If you’re Brazilian, chances are that you’ve seen the colorful boxes of “do bem” juice in your neighborhood grocery. And now, the beloved Brazilian drink brand, launched in 2007, is also appearing in your electronics store. Last month, the Rio-based manufacturer made a foray into the wearables sector, and launched the first Brazilian-made smartband — the “do bem máquina,” in partnership with digital agency Huge and technology partner 30 ideas.
The new smartband, targeted at the Brazilian market, measures users’ body movements and sleep patterns, and then compiles and analyzes the data through an app. By registering daily activities such as the number of steps taken, calories burned and distance traveled, it’s goal is to encourage users to lead healthier lives and make it easier for them by assessing levels of exertion and tracking progress.

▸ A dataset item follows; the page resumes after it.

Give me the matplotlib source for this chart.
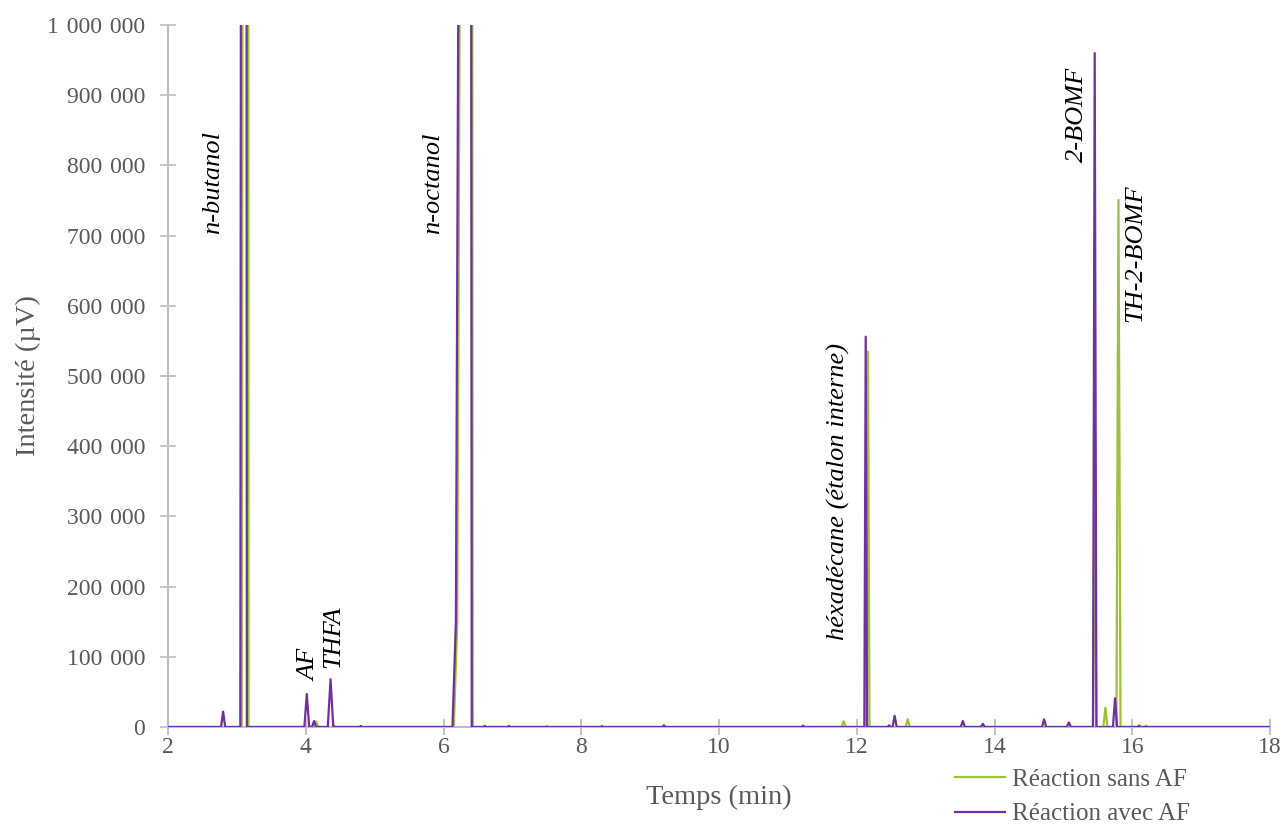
import matplotlib
matplotlib.use("Agg")
import matplotlib.pyplot as plt
from matplotlib.ticker import FuncFormatter, MultipleLocator

# ---------------- data ----------------
# Réaction sans AF : (time in min, intensity in µV) vertices
sans_t = [2.0, 3.07, 3.085, 3.165, 3.17, 4.12, 4.15, 4.18, 4.38, 4.40, 4.42,
          6.15, 6.20, 6.245, 6.415, 6.425, 7.48, 7.50, 7.52,
          11.78, 11.81, 11.84, 12.14, 12.163, 12.185, 12.71, 12.74, 12.77,
          15.43, 15.455, 15.48, 15.58, 15.61, 15.64, 15.77, 15.80, 15.83,
          16.18, 16.20, 16.22, 18.0]
sans_i = [0, 0, 1300000, 1300000, 0, 0, 8000, 0, 0, 3000, 0,
          0, 150000, 1300000, 1300000, 0, 0, 1500, 0,
          0, 8000, 0, 0, 534600, 0, 0, 11000, 0,
          0, 300000, 0, 0, 27500, 0, 0, 750700, 0,
          0, 2000, 0, 0]

# Réaction avec AF
avec_t = [2.0, 2.77, 2.80, 2.83, 3.05, 3.06, 3.14, 3.145, 3.98, 4.015, 4.05,
          4.09, 4.12, 4.15, 4.32, 4.36, 4.40, 4.78, 4.80, 4.82,
          6.13, 6.18, 6.225, 6.40, 6.41, 6.58, 6.60, 6.62, 6.93, 6.95, 6.97,
          8.28, 8.30, 8.32, 9.18, 9.20, 9.22, 11.20, 11.22, 11.24,
          12.11, 12.13, 12.15, 12.45, 12.47, 12.49, 12.52, 12.55, 12.58,
          13.51, 13.54, 13.57, 13.80, 13.83, 13.86, 14.69, 14.72, 14.75,
          15.05, 15.08, 15.11, 15.43, 15.455, 15.48, 15.72, 15.75, 15.78,
          16.08, 16.10, 16.12, 18.0]
avec_i = [0, 0, 22000, 0, 0, 1300000, 1300000, 0, 0, 47000, 0,
          0, 8500, 0, 0, 68000, 0, 0, 1500, 0,
          0, 150000, 1300000, 1300000, 0, 0, 1500, 0, 0, 1500, 0,
          0, 1200, 0, 0, 2500, 0, 0, 2000, 0,
          0, 556000, 0, 0, 2500, 0, 0, 16000, 0,
          0, 8500, 0, 0, 4500, 0, 0, 11000, 0,
          0, 6500, 0, 0, 960000, 0, 0, 41000, 0,
          0, 2000, 0, 0]

series_labels = ["Réaction sans AF", "Réaction avec AF"]

# peak annotations: (label, time, intensity centre)
peak_labels = ["n-butanol", "AF", "THFA", "n-octanol",
               "héxadécane (étalon interne)", "2-BOMF", "TH-2-BOMF"]
peak_label_t = [2.65, 4.05, 4.40, 5.85, 11.73, 15.20, 16.04]
peak_label_i = [775000, 89000, 128000, 775000, 336000, 872000, 675000]

x_ticks = [2, 4, 6, 8, 10, 12, 14, 16, 18]
y_max = 1000000

# ---------------- style ----------------
GREEN = "#9DC13B"
PURPLE = "#7030A0"
GRAY_TXT = "#595959"
GRAY_AX = "#BFBFBF"
FONT = "Liberation Serif"
FS_TICK = 17
FS_TITLE = 20.5
FS_LEG = 18
FS_PEAK = 19

plt.rcParams["font.family"] = [FONT, "DejaVu Serif"]

fig = plt.figure(figsize=(12.84, 8.27), dpi=100)
ax = fig.add_axes([168 / 1284, 1 - 727 / 827, 1102 / 1284, 702 / 827])

ax.plot(sans_t, sans_i, color=GREEN, lw=1.6, label=series_labels[0], zorder=2)
ax.plot(avec_t, avec_i, color=PURPLE, lw=1.6, label=series_labels[1], zorder=3)

ax.set_xlim(2, 18)
ax.set_ylim(0, y_max)
ax.set_xticks(x_ticks)
ax.yaxis.set_major_locator(MultipleLocator(100000))
ax.yaxis.set_major_formatter(
    FuncFormatter(lambda v, p: f"{int(round(v)):,}".replace(",", "\u2004")))

for s in ["top", "right"]:
    ax.spines[s].set_visible(False)
for s in ["left", "bottom"]:
    ax.spines[s].set_color(GRAY_AX)
    ax.spines[s].set_linewidth(1.5)
ax.tick_params(axis="both", direction="inout", length=11, width=1.3, color=GRAY_AX,
               labelcolor=GRAY_TXT, labelsize=FS_TICK)
ax.tick_params(axis="y", pad=11)
ax.tick_params(axis="x", pad=2)

ax.set_xlabel("Temps (min)", fontsize=FS_TITLE, color=GRAY_TXT, labelpad=19)
ax.set_ylabel("Intensité (µV)", fontsize=FS_TITLE, color=GRAY_TXT, labelpad=4)

for lab, t, yv in zip(peak_labels, peak_label_t, peak_label_i):
    ax.text(t, yv, lab, rotation=90, ha="center", va="center", fontsize=FS_PEAK,
            style="italic", color="black")

leg = fig.legend(loc="upper left", bbox_to_anchor=(955 / 1284, 1 - 768 / 827),
                 frameon=False, fontsize=FS_LEG, handlelength=2.0, handletextpad=0.3,
                 labelspacing=0.5, borderaxespad=0, borderpad=0)
for txt in leg.get_texts():
    txt.set_color(GRAY_TXT)

fig.savefig("out.png", dpi=100)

Marcos Leta, the founder and owner of do bem (“well,” in English) said that the brand wanted to create a healthy experience that served its customers full-circle.
“Do bem has always been a proud user of technology through the way in which we create our juice products, so we wanted to find other ways to improve our customers’ lives while leveraging technology in a new way,” he said.
The smartband is equipped with the functionalities that one may find in the top smartbands in the market, whether it is Fitbit or Nike’s Fuelband. It is water-resistant, has a battery life that can last up to 11 days, has data transmission through Bluetooth 4.0 and is made of ultra soft and lightweight silicone.
Four different LED colors (red, yellow, green and blue) indicate varying levels of activity so users can easily track their progress. And it takes the smartband only three seconds to track a user’s sleep pattern, syncing with the app to produce easy-to-read graphics that help improve sleep.
But it’s pricing at an equivalent of $100 is apparently what sets it apart in the Brazilian market (where, interestingly, Fitbit is not available for purchase).
“One very big differentiator is the affordable price for the Brazilian population,” Leta said. “The do bem máquina is a much more affordable option.”
Eduardo Torres, vice president and managing director for Latin America at Huge Rio de Janeiro, said that the main strategy was to conciliate three things: quality of life, do bem’s brand, and user experience. He added that the app combined features that are not typically offered together in one product, such as physical-activity monitoring and sleep monitoring. It also had different visual ways to monitor the progression of personal metrics and personal support.
“The target demographic for the app is not athletes but rather the average individual, who has become more attentive about a healthy lifestyle and is using do bem natural juices products to live a healthy life,” he said.